The yuan hovered around its 5-1/2 year low of 6.6980 set last Wednesday with traders saying the yuan might weaken to 6.7 any time soon, but the central bank was seen intervening in the market on Monday, controlling the pace of depreciation.
"The central bank has eased off intervention in general of late, but it still sporadically steps in, mainly for deterrence," said a trader at a Chinese commercial bank in Shanghai.
The People's Bank of China set the midpoint rate at 6.695 per US dollar prior to market open, 0.16 per cent weaker than the previous fix 6.6843, in response to the US dollar's global strength.

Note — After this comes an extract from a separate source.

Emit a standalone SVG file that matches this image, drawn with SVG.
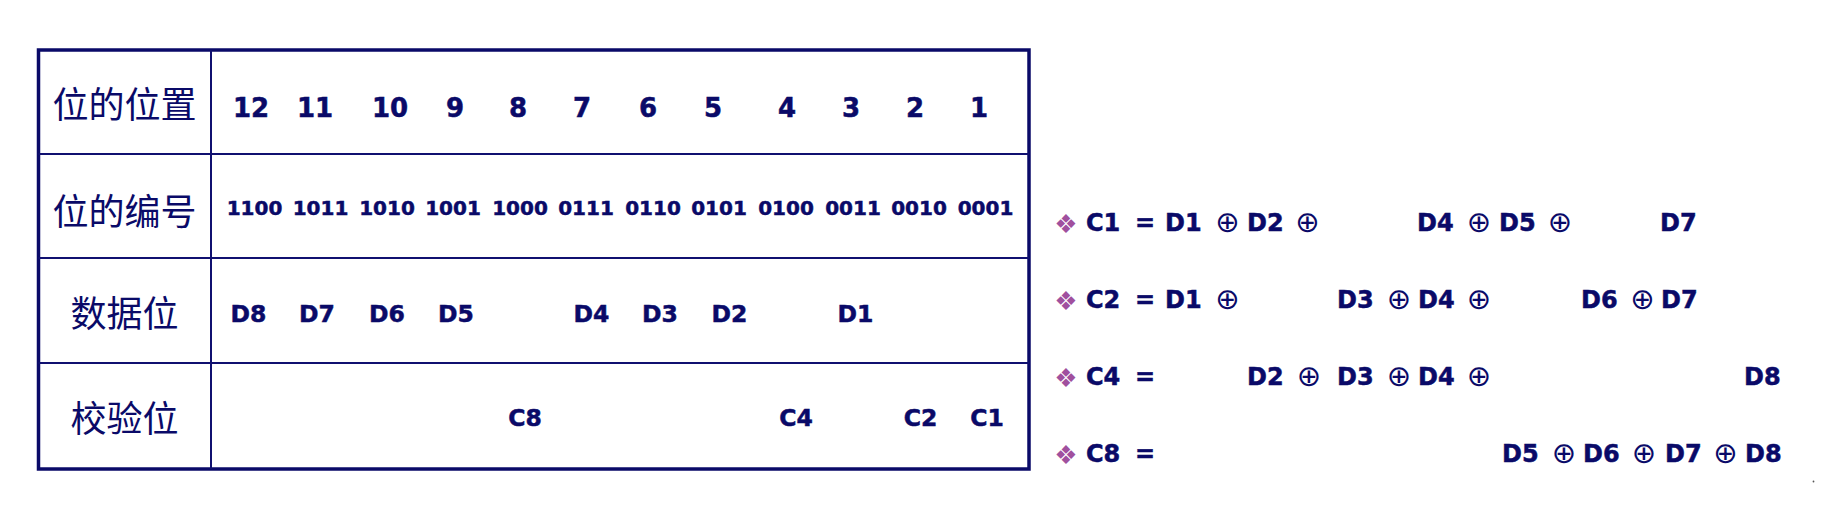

Spot yuan opened at 6.6935 per US dollar and was changing hands at 6.6886 at midday, firming 0.07 per cent from the previous close.
China's economic growth was expected to cool to a new seven-year low of 6.6 per cent in the second quarter as the industrial sector lost steam and a boost from financial services faded, a Reuters poll of 61 economists found.
China will issue June trade data on Wednesday and the second-quarter GDP data on Friday.
The offshore yuan was trading 0.2 per cent softer than the onshore spot at 6.7019 per US dollar.